START SOURCE MATERIAL

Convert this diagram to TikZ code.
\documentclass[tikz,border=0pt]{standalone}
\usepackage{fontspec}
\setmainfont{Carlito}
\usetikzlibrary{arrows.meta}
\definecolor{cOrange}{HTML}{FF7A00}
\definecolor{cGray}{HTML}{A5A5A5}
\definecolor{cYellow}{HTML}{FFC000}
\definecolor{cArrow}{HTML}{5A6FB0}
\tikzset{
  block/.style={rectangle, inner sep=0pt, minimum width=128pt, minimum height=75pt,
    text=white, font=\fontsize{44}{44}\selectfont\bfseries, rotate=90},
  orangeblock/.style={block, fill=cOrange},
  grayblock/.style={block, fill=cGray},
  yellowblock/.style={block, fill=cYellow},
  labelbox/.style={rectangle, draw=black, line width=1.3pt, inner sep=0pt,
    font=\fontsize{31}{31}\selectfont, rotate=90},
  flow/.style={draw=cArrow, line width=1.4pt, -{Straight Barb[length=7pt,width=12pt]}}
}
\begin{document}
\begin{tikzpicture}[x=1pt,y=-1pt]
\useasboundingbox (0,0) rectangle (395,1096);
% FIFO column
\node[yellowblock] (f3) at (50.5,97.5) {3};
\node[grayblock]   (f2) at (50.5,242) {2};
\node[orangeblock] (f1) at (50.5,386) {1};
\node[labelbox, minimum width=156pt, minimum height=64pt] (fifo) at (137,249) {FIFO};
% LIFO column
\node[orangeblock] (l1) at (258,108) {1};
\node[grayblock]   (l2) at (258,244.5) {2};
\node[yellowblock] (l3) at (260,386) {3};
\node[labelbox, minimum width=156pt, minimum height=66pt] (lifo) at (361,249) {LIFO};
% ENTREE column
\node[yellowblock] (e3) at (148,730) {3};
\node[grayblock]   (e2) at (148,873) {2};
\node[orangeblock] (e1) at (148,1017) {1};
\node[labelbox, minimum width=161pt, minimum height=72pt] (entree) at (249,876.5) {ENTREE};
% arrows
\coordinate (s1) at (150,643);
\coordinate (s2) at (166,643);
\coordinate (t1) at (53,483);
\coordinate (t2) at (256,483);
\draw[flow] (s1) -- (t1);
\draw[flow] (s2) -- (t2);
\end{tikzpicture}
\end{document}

END SOURCE MATERIAL

» SET EXERCISE
Repeat the listing in full, keeping every line exactly as it is.

» WRITTEN SOLUTION
Convert this diagram to TikZ code.
\documentclass[tikz,border=0pt]{standalone}
\usepackage{fontspec}
\setmainfont{Carlito}
\usetikzlibrary{arrows.meta}
\definecolor{cOrange}{HTML}{FF7A00}
\definecolor{cGray}{HTML}{A5A5A5}
\definecolor{cYellow}{HTML}{FFC000}
\definecolor{cArrow}{HTML}{5A6FB0}
\tikzset{
  block/.style={rectangle, inner sep=0pt, minimum width=128pt, minimum height=75pt,
    text=white, font=\fontsize{44}{44}\selectfont\bfseries, rotate=90},
  orangeblock/.style={block, fill=cOrange},
  grayblock/.style={block, fill=cGray},
  yellowblock/.style={block, fill=cYellow},
  labelbox/.style={rectangle, draw=black, line width=1.3pt, inner sep=0pt,
    font=\fontsize{31}{31}\selectfont, rotate=90},
  flow/.style={draw=cArrow, line width=1.4pt, -{Straight Barb[length=7pt,width=12pt]}}
}
\begin{document}
\begin{tikzpicture}[x=1pt,y=-1pt]
\useasboundingbox (0,0) rectangle (395,1096);
% FIFO column
\node[yellowblock] (f3) at (50.5,97.5) {3};
\node[grayblock]   (f2) at (50.5,242) {2};
\node[orangeblock] (f1) at (50.5,386) {1};
\node[labelbox, minimum width=156pt, minimum height=64pt] (fifo) at (137,249) {FIFO};
% LIFO column
\node[orangeblock] (l1) at (258,108) {1};
\node[grayblock]   (l2) at (258,244.5) {2};
\node[yellowblock] (l3) at (260,386) {3};
\node[labelbox, minimum width=156pt, minimum height=66pt] (lifo) at (361,249) {LIFO};
% ENTREE column
\node[yellowblock] (e3) at (148,730) {3};
\node[grayblock]   (e2) at (148,873) {2};
\node[orangeblock] (e1) at (148,1017) {1};
\node[labelbox, minimum width=161pt, minimum height=72pt] (entree) at (249,876.5) {ENTREE};
% arrows
\coordinate (s1) at (150,643);
\coordinate (s2) at (166,643);
\coordinate (t1) at (53,483);
\coordinate (t2) at (256,483);
\draw[flow] (s1) -- (t1);
\draw[flow] (s2) -- (t2);
\end{tikzpicture}
\end{document}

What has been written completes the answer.